§ Your instructions
State how many lines in these records contain the word "this", and nothing else.

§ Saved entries
--
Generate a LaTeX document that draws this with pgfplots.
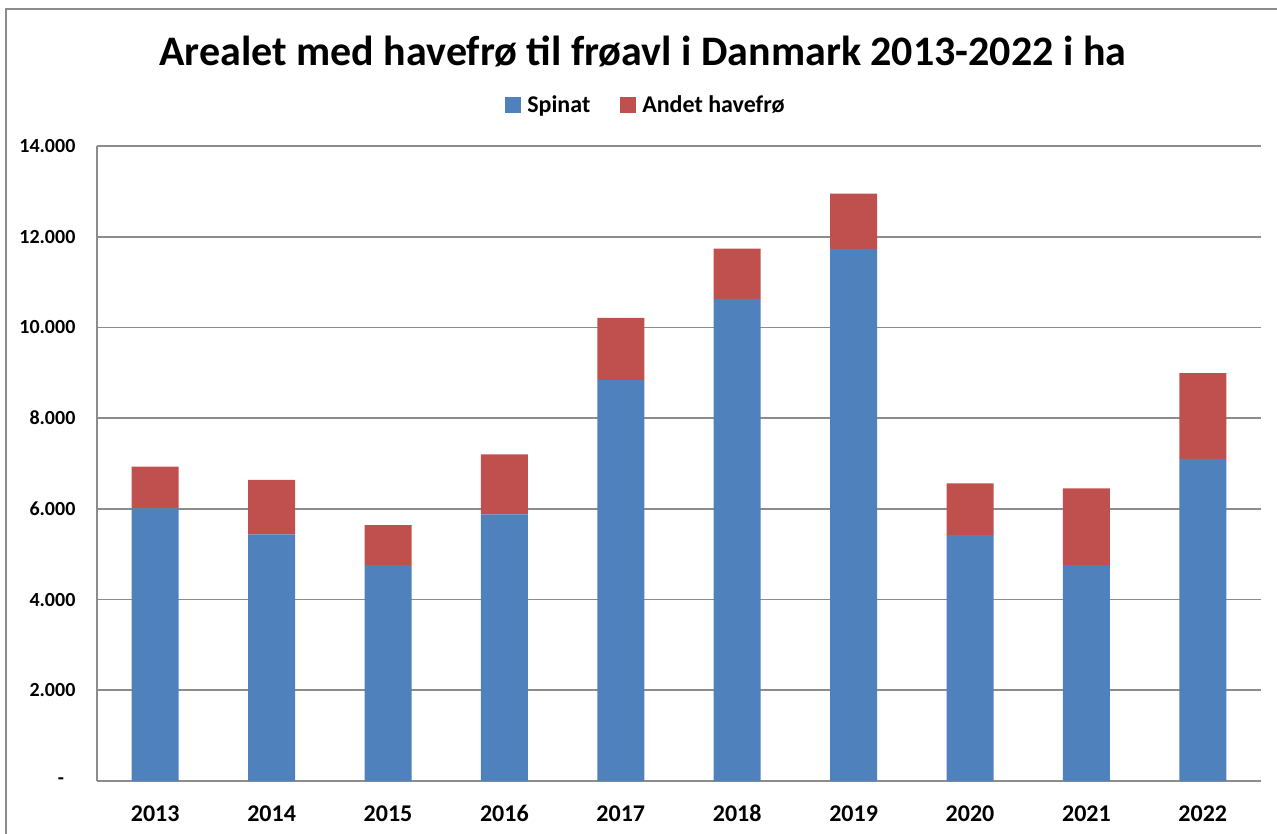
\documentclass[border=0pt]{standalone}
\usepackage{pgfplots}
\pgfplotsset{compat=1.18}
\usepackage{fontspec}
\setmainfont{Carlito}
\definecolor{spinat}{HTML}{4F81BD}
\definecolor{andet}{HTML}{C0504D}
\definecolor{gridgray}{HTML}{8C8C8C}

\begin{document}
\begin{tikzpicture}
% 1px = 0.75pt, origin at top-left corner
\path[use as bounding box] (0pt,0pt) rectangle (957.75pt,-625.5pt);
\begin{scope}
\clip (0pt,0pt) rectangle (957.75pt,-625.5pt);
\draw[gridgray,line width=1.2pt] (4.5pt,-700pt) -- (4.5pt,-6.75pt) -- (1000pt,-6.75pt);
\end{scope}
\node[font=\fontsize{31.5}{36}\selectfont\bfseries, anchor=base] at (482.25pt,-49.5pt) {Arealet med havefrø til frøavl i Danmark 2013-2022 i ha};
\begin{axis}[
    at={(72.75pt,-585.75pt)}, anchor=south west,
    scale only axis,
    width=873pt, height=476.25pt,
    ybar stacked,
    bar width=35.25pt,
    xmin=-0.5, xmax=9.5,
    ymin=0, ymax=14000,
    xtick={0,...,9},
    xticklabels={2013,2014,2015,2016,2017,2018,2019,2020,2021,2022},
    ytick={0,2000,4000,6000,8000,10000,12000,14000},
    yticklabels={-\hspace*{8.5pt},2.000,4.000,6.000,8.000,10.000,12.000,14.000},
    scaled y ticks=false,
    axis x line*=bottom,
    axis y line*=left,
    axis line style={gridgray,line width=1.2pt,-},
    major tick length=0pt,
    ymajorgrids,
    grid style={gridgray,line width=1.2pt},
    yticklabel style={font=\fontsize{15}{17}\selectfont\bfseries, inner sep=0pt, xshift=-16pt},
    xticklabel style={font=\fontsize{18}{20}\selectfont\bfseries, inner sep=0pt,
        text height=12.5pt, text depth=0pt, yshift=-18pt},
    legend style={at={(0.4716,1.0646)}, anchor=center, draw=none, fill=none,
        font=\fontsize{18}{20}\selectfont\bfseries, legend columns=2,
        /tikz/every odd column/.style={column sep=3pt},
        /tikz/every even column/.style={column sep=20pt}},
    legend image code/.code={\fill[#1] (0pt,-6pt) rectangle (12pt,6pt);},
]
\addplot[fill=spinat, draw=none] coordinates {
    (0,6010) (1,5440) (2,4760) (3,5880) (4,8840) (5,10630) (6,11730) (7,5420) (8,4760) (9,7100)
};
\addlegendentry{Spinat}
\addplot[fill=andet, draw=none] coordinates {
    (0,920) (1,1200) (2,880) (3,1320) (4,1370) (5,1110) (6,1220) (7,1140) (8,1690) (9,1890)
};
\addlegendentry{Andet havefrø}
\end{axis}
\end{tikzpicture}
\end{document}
--
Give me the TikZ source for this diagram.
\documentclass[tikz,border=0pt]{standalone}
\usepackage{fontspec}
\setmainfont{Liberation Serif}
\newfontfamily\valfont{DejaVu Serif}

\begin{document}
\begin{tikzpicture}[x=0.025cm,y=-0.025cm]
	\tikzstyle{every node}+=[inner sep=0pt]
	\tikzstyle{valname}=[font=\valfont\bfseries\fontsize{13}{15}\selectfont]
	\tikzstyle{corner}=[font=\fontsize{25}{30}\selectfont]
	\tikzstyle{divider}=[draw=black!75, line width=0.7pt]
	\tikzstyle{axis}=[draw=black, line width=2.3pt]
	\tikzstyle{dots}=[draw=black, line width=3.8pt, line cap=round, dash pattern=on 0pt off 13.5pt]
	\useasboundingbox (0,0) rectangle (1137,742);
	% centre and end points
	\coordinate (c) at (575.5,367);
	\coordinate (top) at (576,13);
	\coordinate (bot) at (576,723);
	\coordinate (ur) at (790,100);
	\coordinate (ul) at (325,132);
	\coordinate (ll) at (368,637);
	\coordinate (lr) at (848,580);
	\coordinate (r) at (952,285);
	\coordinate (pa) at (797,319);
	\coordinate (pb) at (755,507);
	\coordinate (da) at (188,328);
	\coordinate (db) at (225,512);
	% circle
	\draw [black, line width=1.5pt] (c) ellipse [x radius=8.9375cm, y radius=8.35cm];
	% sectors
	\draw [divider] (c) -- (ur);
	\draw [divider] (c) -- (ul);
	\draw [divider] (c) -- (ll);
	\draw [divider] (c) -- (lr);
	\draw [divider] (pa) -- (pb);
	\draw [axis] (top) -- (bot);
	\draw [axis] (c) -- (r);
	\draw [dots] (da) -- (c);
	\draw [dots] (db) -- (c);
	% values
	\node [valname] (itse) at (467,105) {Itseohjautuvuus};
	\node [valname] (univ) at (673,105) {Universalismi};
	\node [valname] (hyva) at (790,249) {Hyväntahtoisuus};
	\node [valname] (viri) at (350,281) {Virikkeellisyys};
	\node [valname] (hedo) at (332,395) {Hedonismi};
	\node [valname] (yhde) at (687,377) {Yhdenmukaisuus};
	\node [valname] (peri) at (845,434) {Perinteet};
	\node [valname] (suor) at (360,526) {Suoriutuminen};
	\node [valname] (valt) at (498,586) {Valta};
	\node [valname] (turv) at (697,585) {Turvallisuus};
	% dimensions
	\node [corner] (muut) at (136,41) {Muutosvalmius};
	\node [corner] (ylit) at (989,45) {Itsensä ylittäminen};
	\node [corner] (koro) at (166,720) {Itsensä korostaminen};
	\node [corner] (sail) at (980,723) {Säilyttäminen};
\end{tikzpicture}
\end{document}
--
§ The reply
2